#### [Task goal]
Restate the listing below word for word, omitting any images.

#### [Dataset section]
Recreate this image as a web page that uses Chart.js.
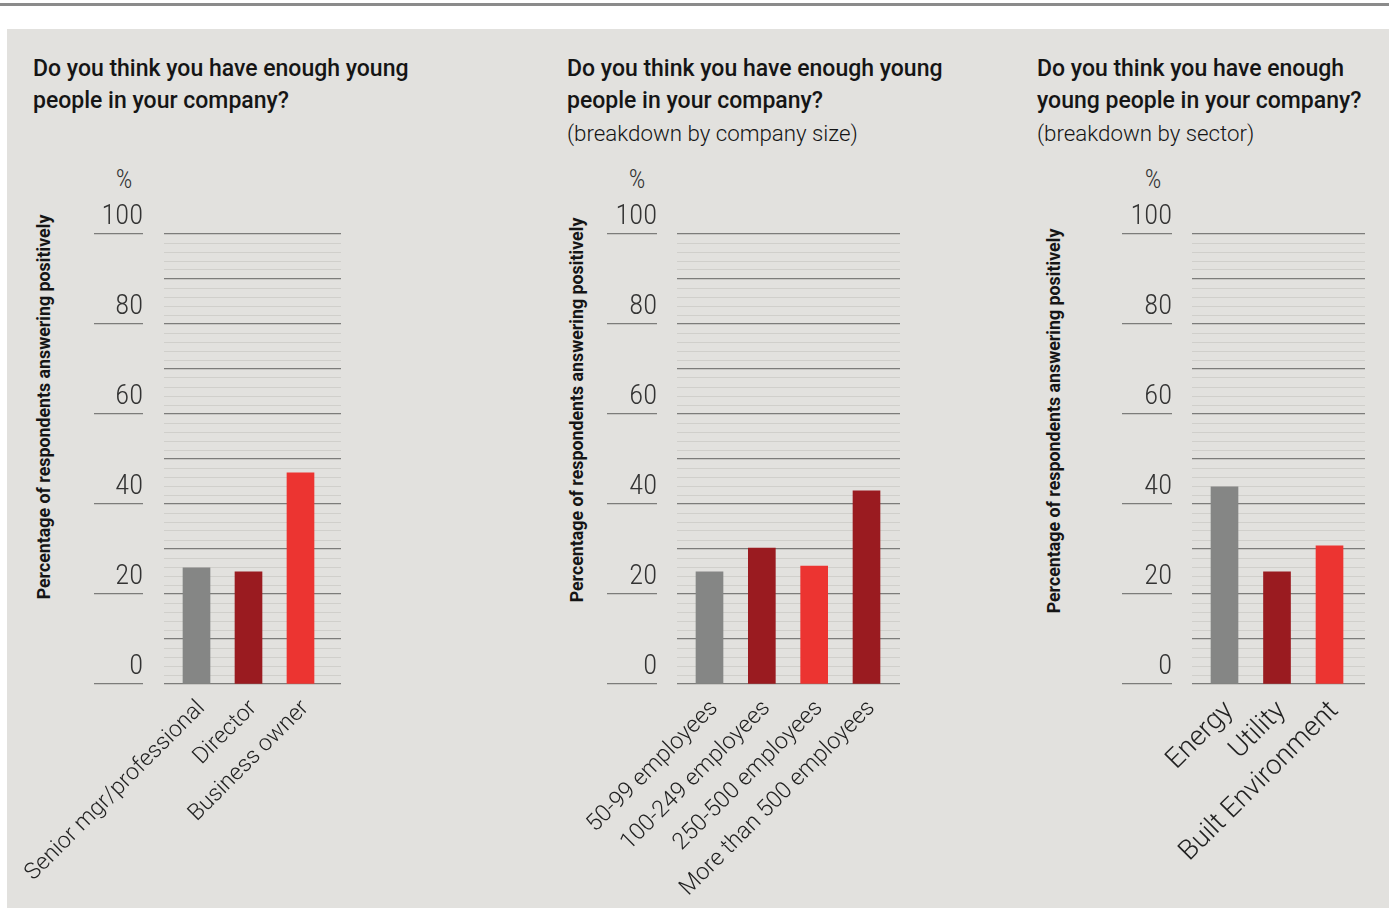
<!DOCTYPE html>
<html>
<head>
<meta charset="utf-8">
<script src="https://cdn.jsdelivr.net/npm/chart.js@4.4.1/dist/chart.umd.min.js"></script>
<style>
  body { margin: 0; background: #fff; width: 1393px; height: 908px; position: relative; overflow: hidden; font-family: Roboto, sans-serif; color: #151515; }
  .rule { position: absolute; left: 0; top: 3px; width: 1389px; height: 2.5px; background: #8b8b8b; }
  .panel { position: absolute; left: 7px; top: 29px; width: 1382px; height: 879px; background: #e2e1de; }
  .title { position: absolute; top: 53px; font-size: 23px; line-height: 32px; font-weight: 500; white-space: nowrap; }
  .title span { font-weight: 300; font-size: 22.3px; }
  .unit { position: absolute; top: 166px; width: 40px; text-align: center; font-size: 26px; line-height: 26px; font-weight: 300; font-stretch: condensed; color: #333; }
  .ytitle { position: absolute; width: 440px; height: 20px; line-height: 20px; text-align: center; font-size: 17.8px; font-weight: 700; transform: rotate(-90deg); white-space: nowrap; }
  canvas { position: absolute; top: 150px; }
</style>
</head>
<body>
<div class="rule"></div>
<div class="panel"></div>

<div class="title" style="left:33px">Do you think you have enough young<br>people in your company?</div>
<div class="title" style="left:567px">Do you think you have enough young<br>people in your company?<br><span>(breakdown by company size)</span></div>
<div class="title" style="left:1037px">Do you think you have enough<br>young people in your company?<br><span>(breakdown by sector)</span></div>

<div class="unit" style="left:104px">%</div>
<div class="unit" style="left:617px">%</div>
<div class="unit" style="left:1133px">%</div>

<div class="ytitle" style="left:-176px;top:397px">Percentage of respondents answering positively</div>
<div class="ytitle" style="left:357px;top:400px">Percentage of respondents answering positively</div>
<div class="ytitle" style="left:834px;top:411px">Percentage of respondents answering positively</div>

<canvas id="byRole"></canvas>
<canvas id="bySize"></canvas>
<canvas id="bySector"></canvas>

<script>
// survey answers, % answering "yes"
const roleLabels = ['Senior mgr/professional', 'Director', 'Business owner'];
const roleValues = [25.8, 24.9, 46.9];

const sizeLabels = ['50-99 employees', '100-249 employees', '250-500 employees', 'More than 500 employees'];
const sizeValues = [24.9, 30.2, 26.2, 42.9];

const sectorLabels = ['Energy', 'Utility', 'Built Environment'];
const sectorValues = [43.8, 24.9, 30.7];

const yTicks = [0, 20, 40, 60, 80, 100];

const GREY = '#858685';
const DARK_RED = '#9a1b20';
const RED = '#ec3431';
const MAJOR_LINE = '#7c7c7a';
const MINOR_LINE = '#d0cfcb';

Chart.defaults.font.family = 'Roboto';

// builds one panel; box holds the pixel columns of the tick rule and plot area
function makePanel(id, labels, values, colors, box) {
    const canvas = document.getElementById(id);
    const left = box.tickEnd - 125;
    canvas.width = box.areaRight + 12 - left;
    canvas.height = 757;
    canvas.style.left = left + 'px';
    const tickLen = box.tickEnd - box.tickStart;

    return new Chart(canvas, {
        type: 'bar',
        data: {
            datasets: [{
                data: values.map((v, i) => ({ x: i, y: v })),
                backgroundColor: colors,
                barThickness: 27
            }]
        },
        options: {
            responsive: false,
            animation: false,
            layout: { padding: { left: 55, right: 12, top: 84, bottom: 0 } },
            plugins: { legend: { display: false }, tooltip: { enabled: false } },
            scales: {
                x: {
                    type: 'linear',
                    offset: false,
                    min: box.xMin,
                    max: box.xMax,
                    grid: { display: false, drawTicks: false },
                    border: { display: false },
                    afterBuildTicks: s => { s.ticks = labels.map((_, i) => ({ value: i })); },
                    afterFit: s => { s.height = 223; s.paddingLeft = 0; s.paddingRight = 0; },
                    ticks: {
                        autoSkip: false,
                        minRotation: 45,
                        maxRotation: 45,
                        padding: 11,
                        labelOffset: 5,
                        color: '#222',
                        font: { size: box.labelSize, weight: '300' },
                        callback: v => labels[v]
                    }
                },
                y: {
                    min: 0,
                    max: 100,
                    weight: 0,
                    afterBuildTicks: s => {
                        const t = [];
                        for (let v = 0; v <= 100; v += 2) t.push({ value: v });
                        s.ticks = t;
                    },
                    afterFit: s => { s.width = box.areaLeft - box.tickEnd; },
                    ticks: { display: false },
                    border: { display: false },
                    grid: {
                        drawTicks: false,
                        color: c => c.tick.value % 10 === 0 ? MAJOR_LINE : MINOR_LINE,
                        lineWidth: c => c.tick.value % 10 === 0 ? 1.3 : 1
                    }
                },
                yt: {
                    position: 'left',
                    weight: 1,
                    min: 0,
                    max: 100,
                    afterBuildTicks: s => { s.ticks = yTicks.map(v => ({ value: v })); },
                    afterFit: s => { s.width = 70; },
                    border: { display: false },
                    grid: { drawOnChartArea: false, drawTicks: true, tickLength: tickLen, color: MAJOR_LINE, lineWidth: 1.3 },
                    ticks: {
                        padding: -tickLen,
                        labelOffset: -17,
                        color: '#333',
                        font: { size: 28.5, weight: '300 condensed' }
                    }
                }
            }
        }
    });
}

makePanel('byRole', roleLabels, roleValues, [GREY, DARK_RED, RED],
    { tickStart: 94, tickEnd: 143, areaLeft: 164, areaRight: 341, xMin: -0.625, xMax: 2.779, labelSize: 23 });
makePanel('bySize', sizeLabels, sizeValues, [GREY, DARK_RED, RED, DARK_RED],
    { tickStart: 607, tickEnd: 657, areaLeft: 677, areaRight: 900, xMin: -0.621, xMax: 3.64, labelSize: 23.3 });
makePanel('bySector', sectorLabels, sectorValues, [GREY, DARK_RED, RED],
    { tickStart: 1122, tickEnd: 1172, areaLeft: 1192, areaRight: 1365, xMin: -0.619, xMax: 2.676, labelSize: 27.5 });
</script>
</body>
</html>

#### [Written answer]
Recreate this image as a web page that uses Chart.js.
<!DOCTYPE html>
<html>
<head>
<meta charset="utf-8">
<script src="https://cdn.jsdelivr.net/npm/chart.js@4.4.1/dist/chart.umd.min.js"></script>
<style>
  body { margin: 0; background: #fff; width: 1393px; height: 908px; position: relative; overflow: hidden; font-family: Roboto, sans-serif; color: #151515; }
  .rule { position: absolute; left: 0; top: 3px; width: 1389px; height: 2.5px; background: #8b8b8b; }
  .panel { position: absolute; left: 7px; top: 29px; width: 1382px; height: 879px; background: #e2e1de; }
  .title { position: absolute; top: 53px; font-size: 23px; line-height: 32px; font-weight: 500; white-space: nowrap; }
  .title span { font-weight: 300; font-size: 22.3px; }
  .unit { position: absolute; top: 166px; width: 40px; text-align: center; font-size: 26px; line-height: 26px; font-weight: 300; font-stretch: condensed; color: #333; }
  .ytitle { position: absolute; width: 440px; height: 20px; line-height: 20px; text-align: center; font-size: 17.8px; font-weight: 700; transform: rotate(-90deg); white-space: nowrap; }
  canvas { position: absolute; top: 150px; }
</style>
</head>
<body>
<div class="rule"></div>
<div class="panel"></div>

<div class="title" style="left:33px">Do you think you have enough young<br>people in your company?</div>
<div class="title" style="left:567px">Do you think you have enough young<br>people in your company?<br><span>(breakdown by company size)</span></div>
<div class="title" style="left:1037px">Do you think you have enough<br>young people in your company?<br><span>(breakdown by sector)</span></div>

<div class="unit" style="left:104px">%</div>
<div class="unit" style="left:617px">%</div>
<div class="unit" style="left:1133px">%</div>

<div class="ytitle" style="left:-176px;top:397px">Percentage of respondents answering positively</div>
<div class="ytitle" style="left:357px;top:400px">Percentage of respondents answering positively</div>
<div class="ytitle" style="left:834px;top:411px">Percentage of respondents answering positively</div>

<canvas id="byRole"></canvas>
<canvas id="bySize"></canvas>
<canvas id="bySector"></canvas>

<script>
// survey answers, % answering "yes"
const roleLabels = ['Senior mgr/professional', 'Director', 'Business owner'];
const roleValues = [25.8, 24.9, 46.9];

const sizeLabels = ['50-99 employees', '100-249 employees', '250-500 employees', 'More than 500 employees'];
const sizeValues = [24.9, 30.2, 26.2, 42.9];

const sectorLabels = ['Energy', 'Utility', 'Built Environment'];
const sectorValues = [43.8, 24.9, 30.7];

const yTicks = [0, 20, 40, 60, 80, 100];

const GREY = '#858685';
const DARK_RED = '#9a1b20';
const RED = '#ec3431';
const MAJOR_LINE = '#7c7c7a';
const MINOR_LINE = '#d0cfcb';

Chart.defaults.font.family = 'Roboto';

// builds one panel; box holds the pixel columns of the tick rule and plot area
function makePanel(id, labels, values, colors, box) {
    const canvas = document.getElementById(id);
    const left = box.tickEnd - 125;
    canvas.width = box.areaRight + 12 - left;
    canvas.height = 757;
    canvas.style.left = left + 'px';
    const tickLen = box.tickEnd - box.tickStart;

    return new Chart(canvas, {
        type: 'bar',
        data: {
            datasets: [{
                data: values.map((v, i) => ({ x: i, y: v })),
                backgroundColor: colors,
                barThickness: 27
            }]
        },
        options: {
            responsive: false,
            animation: false,
            layout: { padding: { left: 55, right: 12, top: 84, bottom: 0 } },
            plugins: { legend: { display: false }, tooltip: { enabled: false } },
            scales: {
                x: {
                    type: 'linear',
                    offset: false,
                    min: box.xMin,
                    max: box.xMax,
                    grid: { display: false, drawTicks: false },
                    border: { display: false },
                    afterBuildTicks: s => { s.ticks = labels.map((_, i) => ({ value: i })); },
                    afterFit: s => { s.height = 223; s.paddingLeft = 0; s.paddingRight = 0; },
                    ticks: {
                        autoSkip: false,
                        minRotation: 45,
                        maxRotation: 45,
                        padding: 11,
                        labelOffset: 5,
                        color: '#222',
                        font: { size: box.labelSize, weight: '300' },
                        callback: v => labels[v]
                    }
                },
                y: {
                    min: 0,
                    max: 100,
                    weight: 0,
                    afterBuildTicks: s => {
                        const t = [];
                        for (let v = 0; v <= 100; v += 2) t.push({ value: v });
                        s.ticks = t;
                    },
                    afterFit: s => { s.width = box.areaLeft - box.tickEnd; },
                    ticks: { display: false },
                    border: { display: false },
                    grid: {
                        drawTicks: false,
                        color: c => c.tick.value % 10 === 0 ? MAJOR_LINE : MINOR_LINE,
                        lineWidth: c => c.tick.value % 10 === 0 ? 1.3 : 1
                    }
                },
                yt: {
                    position: 'left',
                    weight: 1,
                    min: 0,
                    max: 100,
                    afterBuildTicks: s => { s.ticks = yTicks.map(v => ({ value: v })); },
                    afterFit: s => { s.width = 70; },
                    border: { display: false },
                    grid: { drawOnChartArea: false, drawTicks: true, tickLength: tickLen, color: MAJOR_LINE, lineWidth: 1.3 },
                    ticks: {
                        padding: -tickLen,
                        labelOffset: -17,
                        color: '#333',
                        font: { size: 28.5, weight: '300 condensed' }
                    }
                }
            }
        }
    });
}

makePanel('byRole', roleLabels, roleValues, [GREY, DARK_RED, RED],
    { tickStart: 94, tickEnd: 143, areaLeft: 164, areaRight: 341, xMin: -0.625, xMax: 2.779, labelSize: 23 });
makePanel('bySize', sizeLabels, sizeValues, [GREY, DARK_RED, RED, DARK_RED],
    { tickStart: 607, tickEnd: 657, areaLeft: 677, areaRight: 900, xMin: -0.621, xMax: 3.64, labelSize: 23.3 });
makePanel('bySector', sectorLabels, sectorValues, [GREY, DARK_RED, RED],
    { tickStart: 1122, tickEnd: 1172, areaLeft: 1192, areaRight: 1365, xMin: -0.619, xMax: 2.676, labelSize: 27.5 });
</script>
</body>
</html>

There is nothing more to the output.